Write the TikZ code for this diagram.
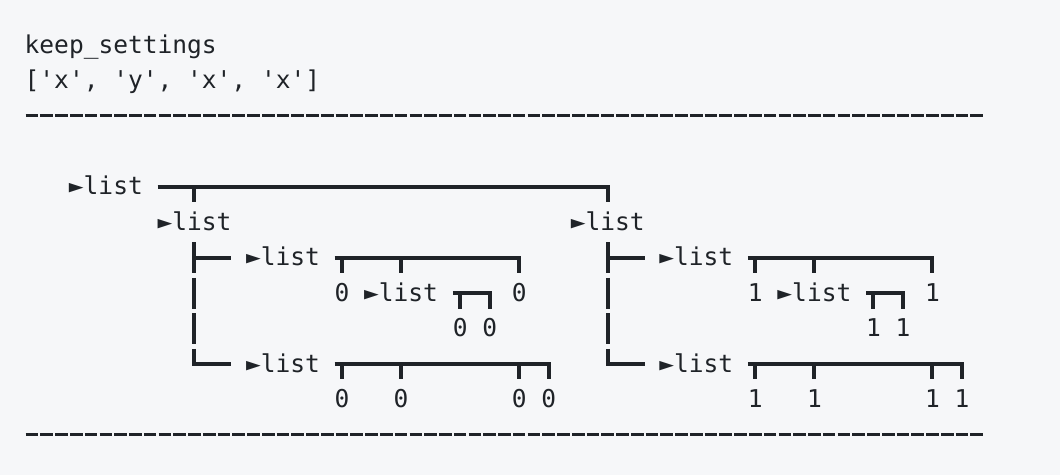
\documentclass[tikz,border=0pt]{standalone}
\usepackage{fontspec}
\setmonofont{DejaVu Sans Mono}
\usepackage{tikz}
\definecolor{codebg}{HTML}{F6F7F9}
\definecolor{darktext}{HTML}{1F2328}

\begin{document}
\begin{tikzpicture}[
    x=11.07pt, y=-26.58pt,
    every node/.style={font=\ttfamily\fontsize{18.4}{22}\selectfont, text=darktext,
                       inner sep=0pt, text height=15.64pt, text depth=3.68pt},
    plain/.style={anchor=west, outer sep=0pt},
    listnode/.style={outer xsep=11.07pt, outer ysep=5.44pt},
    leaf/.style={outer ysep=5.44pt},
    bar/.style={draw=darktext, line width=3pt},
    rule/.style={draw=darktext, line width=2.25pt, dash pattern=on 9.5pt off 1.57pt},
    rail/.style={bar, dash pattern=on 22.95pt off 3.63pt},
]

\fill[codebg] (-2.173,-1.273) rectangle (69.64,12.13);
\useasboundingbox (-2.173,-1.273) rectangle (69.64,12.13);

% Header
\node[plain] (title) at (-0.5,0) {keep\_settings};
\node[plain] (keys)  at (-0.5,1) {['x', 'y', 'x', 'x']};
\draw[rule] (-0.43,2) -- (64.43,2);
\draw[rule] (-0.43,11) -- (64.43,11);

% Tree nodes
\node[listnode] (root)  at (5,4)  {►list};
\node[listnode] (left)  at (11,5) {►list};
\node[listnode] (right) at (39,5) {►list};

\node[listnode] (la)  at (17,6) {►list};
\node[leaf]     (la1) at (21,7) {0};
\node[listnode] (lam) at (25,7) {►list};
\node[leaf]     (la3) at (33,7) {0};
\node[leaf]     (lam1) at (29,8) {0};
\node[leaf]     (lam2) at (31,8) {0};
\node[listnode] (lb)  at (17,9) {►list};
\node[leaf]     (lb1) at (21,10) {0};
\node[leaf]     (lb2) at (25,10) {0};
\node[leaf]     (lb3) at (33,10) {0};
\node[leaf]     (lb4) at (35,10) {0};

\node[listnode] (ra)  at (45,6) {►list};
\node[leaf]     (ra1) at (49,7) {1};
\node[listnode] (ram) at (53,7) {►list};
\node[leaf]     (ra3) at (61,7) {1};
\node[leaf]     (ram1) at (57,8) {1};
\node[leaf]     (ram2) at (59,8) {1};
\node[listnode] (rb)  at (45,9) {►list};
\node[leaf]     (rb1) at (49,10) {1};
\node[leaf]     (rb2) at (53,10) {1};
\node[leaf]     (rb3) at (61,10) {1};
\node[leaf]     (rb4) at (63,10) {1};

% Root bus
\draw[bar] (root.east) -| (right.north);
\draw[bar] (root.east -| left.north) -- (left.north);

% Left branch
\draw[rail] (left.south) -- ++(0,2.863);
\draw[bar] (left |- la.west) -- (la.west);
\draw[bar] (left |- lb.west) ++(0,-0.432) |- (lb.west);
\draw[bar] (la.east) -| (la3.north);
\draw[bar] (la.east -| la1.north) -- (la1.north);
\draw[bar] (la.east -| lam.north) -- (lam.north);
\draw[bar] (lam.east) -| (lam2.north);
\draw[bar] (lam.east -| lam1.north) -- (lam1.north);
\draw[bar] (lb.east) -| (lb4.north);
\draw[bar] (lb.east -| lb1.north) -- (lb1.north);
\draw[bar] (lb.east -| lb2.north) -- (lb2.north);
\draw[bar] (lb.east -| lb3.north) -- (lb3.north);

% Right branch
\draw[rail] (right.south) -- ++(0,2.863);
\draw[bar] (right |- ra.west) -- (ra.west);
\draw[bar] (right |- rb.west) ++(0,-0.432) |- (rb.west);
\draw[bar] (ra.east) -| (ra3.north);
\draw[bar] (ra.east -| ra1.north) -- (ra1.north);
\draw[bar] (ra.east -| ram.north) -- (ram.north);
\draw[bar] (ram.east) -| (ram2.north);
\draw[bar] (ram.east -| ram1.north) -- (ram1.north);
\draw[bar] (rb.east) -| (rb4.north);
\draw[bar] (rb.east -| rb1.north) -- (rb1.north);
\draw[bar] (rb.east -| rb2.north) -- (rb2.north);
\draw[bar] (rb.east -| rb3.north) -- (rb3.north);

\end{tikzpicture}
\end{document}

DESCRIPTION OF THE TASK → Retype each line of the listing above word for word. Exclude the pictures.

EXPECTED OUTPUT →
Write the TikZ code for this diagram.
\documentclass[tikz,border=0pt]{standalone}
\usepackage{fontspec}
\setmonofont{DejaVu Sans Mono}
\usepackage{tikz}
\definecolor{codebg}{HTML}{F6F7F9}
\definecolor{darktext}{HTML}{1F2328}

\begin{document}
\begin{tikzpicture}[
    x=11.07pt, y=-26.58pt,
    every node/.style={font=\ttfamily\fontsize{18.4}{22}\selectfont, text=darktext,
                       inner sep=0pt, text height=15.64pt, text depth=3.68pt},
    plain/.style={anchor=west, outer sep=0pt},
    listnode/.style={outer xsep=11.07pt, outer ysep=5.44pt},
    leaf/.style={outer ysep=5.44pt},
    bar/.style={draw=darktext, line width=3pt},
    rule/.style={draw=darktext, line width=2.25pt, dash pattern=on 9.5pt off 1.57pt},
    rail/.style={bar, dash pattern=on 22.95pt off 3.63pt},
]

\fill[codebg] (-2.173,-1.273) rectangle (69.64,12.13);
\useasboundingbox (-2.173,-1.273) rectangle (69.64,12.13);

% Header
\node[plain] (title) at (-0.5,0) {keep\_settings};
\node[plain] (keys)  at (-0.5,1) {['x', 'y', 'x', 'x']};
\draw[rule] (-0.43,2) -- (64.43,2);
\draw[rule] (-0.43,11) -- (64.43,11);

% Tree nodes
\node[listnode] (root)  at (5,4)  {►list};
\node[listnode] (left)  at (11,5) {►list};
\node[listnode] (right) at (39,5) {►list};

\node[listnode] (la)  at (17,6) {►list};
\node[leaf]     (la1) at (21,7) {0};
\node[listnode] (lam) at (25,7) {►list};
\node[leaf]     (la3) at (33,7) {0};
\node[leaf]     (lam1) at (29,8) {0};
\node[leaf]     (lam2) at (31,8) {0};
\node[listnode] (lb)  at (17,9) {►list};
\node[leaf]     (lb1) at (21,10) {0};
\node[leaf]     (lb2) at (25,10) {0};
\node[leaf]     (lb3) at (33,10) {0};
\node[leaf]     (lb4) at (35,10) {0};

\node[listnode] (ra)  at (45,6) {►list};
\node[leaf]     (ra1) at (49,7) {1};
\node[listnode] (ram) at (53,7) {►list};
\node[leaf]     (ra3) at (61,7) {1};
\node[leaf]     (ram1) at (57,8) {1};
\node[leaf]     (ram2) at (59,8) {1};
\node[listnode] (rb)  at (45,9) {►list};
\node[leaf]     (rb1) at (49,10) {1};
\node[leaf]     (rb2) at (53,10) {1};
\node[leaf]     (rb3) at (61,10) {1};
\node[leaf]     (rb4) at (63,10) {1};

% Root bus
\draw[bar] (root.east) -| (right.north);
\draw[bar] (root.east -| left.north) -- (left.north);

% Left branch
\draw[rail] (left.south) -- ++(0,2.863);
\draw[bar] (left |- la.west) -- (la.west);
\draw[bar] (left |- lb.west) ++(0,-0.432) |- (lb.west);
\draw[bar] (la.east) -| (la3.north);
\draw[bar] (la.east -| la1.north) -- (la1.north);
\draw[bar] (la.east -| lam.north) -- (lam.north);
\draw[bar] (lam.east) -| (lam2.north);
\draw[bar] (lam.east -| lam1.north) -- (lam1.north);
\draw[bar] (lb.east) -| (lb4.north);
\draw[bar] (lb.east -| lb1.north) -- (lb1.north);
\draw[bar] (lb.east -| lb2.north) -- (lb2.north);
\draw[bar] (lb.east -| lb3.north) -- (lb3.north);

% Right branch
\draw[rail] (right.south) -- ++(0,2.863);
\draw[bar] (right |- ra.west) -- (ra.west);
\draw[bar] (right |- rb.west) ++(0,-0.432) |- (rb.west);
\draw[bar] (ra.east) -| (ra3.north);
\draw[bar] (ra.east -| ra1.north) -- (ra1.north);
\draw[bar] (ra.east -| ram.north) -- (ram.north);
\draw[bar] (ram.east) -| (ram2.north);
\draw[bar] (ram.east -| ram1.north) -- (ram1.north);
\draw[bar] (rb.east) -| (rb4.north);
\draw[bar] (rb.east -| rb1.north) -- (rb1.north);
\draw[bar] (rb.east -| rb2.north) -- (rb2.north);
\draw[bar] (rb.east -| rb3.north) -- (rb3.north);

\end{tikzpicture}
\end{document}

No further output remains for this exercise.